**What is being asked:** Skip every picture and transcribe the remaining material exactly.

**Data segment:**
------------------------------------------------------------

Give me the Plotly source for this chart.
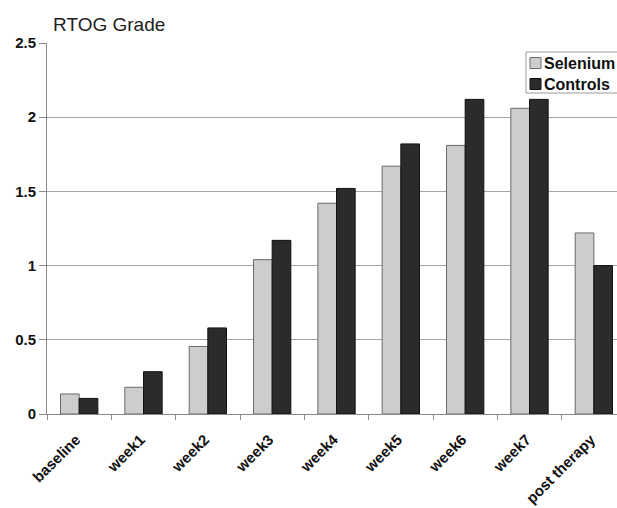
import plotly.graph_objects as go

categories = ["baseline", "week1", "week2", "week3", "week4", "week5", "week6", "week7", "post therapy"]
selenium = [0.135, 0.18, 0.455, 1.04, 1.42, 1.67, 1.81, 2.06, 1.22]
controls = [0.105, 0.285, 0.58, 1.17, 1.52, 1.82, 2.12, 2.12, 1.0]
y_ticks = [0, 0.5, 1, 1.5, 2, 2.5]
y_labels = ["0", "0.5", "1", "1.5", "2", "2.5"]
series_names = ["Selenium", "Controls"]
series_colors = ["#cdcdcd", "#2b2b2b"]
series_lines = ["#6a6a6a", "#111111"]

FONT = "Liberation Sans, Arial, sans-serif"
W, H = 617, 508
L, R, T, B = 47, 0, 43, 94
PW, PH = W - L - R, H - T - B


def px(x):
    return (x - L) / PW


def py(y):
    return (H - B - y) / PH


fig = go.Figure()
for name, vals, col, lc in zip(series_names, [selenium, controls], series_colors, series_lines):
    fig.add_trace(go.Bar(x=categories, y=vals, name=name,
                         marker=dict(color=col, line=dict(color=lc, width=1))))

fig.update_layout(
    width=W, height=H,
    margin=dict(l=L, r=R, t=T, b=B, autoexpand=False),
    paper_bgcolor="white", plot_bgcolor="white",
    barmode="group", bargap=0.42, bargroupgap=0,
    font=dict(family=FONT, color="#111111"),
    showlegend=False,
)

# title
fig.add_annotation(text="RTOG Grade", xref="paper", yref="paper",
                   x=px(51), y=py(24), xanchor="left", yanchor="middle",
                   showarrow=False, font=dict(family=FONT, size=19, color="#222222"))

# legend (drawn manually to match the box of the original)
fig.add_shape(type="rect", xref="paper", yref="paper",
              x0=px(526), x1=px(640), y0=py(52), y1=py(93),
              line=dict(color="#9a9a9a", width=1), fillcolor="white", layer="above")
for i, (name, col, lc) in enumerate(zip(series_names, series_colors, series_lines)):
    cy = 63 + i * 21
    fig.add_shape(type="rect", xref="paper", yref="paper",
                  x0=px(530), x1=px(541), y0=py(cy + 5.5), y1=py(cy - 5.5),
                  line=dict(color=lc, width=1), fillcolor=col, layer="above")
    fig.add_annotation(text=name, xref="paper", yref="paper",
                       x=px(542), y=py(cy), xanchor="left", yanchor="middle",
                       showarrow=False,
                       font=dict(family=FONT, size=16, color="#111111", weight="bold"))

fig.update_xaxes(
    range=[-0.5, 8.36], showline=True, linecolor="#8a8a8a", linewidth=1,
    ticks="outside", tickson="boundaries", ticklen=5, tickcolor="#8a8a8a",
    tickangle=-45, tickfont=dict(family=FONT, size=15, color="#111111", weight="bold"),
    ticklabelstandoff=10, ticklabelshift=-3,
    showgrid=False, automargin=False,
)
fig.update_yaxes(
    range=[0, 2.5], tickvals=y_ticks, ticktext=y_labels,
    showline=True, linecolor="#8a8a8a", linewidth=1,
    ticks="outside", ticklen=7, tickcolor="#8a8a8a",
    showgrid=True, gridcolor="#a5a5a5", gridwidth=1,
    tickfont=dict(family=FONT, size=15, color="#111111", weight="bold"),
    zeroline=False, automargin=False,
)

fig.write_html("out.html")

------------------------------------------------------------

**Complete output:**
Give me the Plotly source for this chart.
import plotly.graph_objects as go

categories = ["baseline", "week1", "week2", "week3", "week4", "week5", "week6", "week7", "post therapy"]
selenium = [0.135, 0.18, 0.455, 1.04, 1.42, 1.67, 1.81, 2.06, 1.22]
controls = [0.105, 0.285, 0.58, 1.17, 1.52, 1.82, 2.12, 2.12, 1.0]
y_ticks = [0, 0.5, 1, 1.5, 2, 2.5]
y_labels = ["0", "0.5", "1", "1.5", "2", "2.5"]
series_names = ["Selenium", "Controls"]
series_colors = ["#cdcdcd", "#2b2b2b"]
series_lines = ["#6a6a6a", "#111111"]

FONT = "Liberation Sans, Arial, sans-serif"
W, H = 617, 508
L, R, T, B = 47, 0, 43, 94
PW, PH = W - L - R, H - T - B


def px(x):
    return (x - L) / PW


def py(y):
    return (H - B - y) / PH


fig = go.Figure()
for name, vals, col, lc in zip(series_names, [selenium, controls], series_colors, series_lines):
    fig.add_trace(go.Bar(x=categories, y=vals, name=name,
                         marker=dict(color=col, line=dict(color=lc, width=1))))

fig.update_layout(
    width=W, height=H,
    margin=dict(l=L, r=R, t=T, b=B, autoexpand=False),
    paper_bgcolor="white", plot_bgcolor="white",
    barmode="group", bargap=0.42, bargroupgap=0,
    font=dict(family=FONT, color="#111111"),
    showlegend=False,
)

# title
fig.add_annotation(text="RTOG Grade", xref="paper", yref="paper",
                   x=px(51), y=py(24), xanchor="left", yanchor="middle",
                   showarrow=False, font=dict(family=FONT, size=19, color="#222222"))

# legend (drawn manually to match the box of the original)
fig.add_shape(type="rect", xref="paper", yref="paper",
              x0=px(526), x1=px(640), y0=py(52), y1=py(93),
              line=dict(color="#9a9a9a", width=1), fillcolor="white", layer="above")
for i, (name, col, lc) in enumerate(zip(series_names, series_colors, series_lines)):
    cy = 63 + i * 21
    fig.add_shape(type="rect", xref="paper", yref="paper",
                  x0=px(530), x1=px(541), y0=py(cy + 5.5), y1=py(cy - 5.5),
                  line=dict(color=lc, width=1), fillcolor=col, layer="above")
    fig.add_annotation(text=name, xref="paper", yref="paper",
                       x=px(542), y=py(cy), xanchor="left", yanchor="middle",
                       showarrow=False,
                       font=dict(family=FONT, size=16, color="#111111", weight="bold"))

fig.update_xaxes(
    range=[-0.5, 8.36], showline=True, linecolor="#8a8a8a", linewidth=1,
    ticks="outside", tickson="boundaries", ticklen=5, tickcolor="#8a8a8a",
    tickangle=-45, tickfont=dict(family=FONT, size=15, color="#111111", weight="bold"),
    ticklabelstandoff=10, ticklabelshift=-3,
    showgrid=False, automargin=False,
)
fig.update_yaxes(
    range=[0, 2.5], tickvals=y_ticks, ticktext=y_labels,
    showline=True, linecolor="#8a8a8a", linewidth=1,
    ticks="outside", ticklen=7, tickcolor="#8a8a8a",
    showgrid=True, gridcolor="#a5a5a5", gridwidth=1,
    tickfont=dict(family=FONT, size=15, color="#111111", weight="bold"),
    zeroline=False, automargin=False,
)

fig.write_html("out.html")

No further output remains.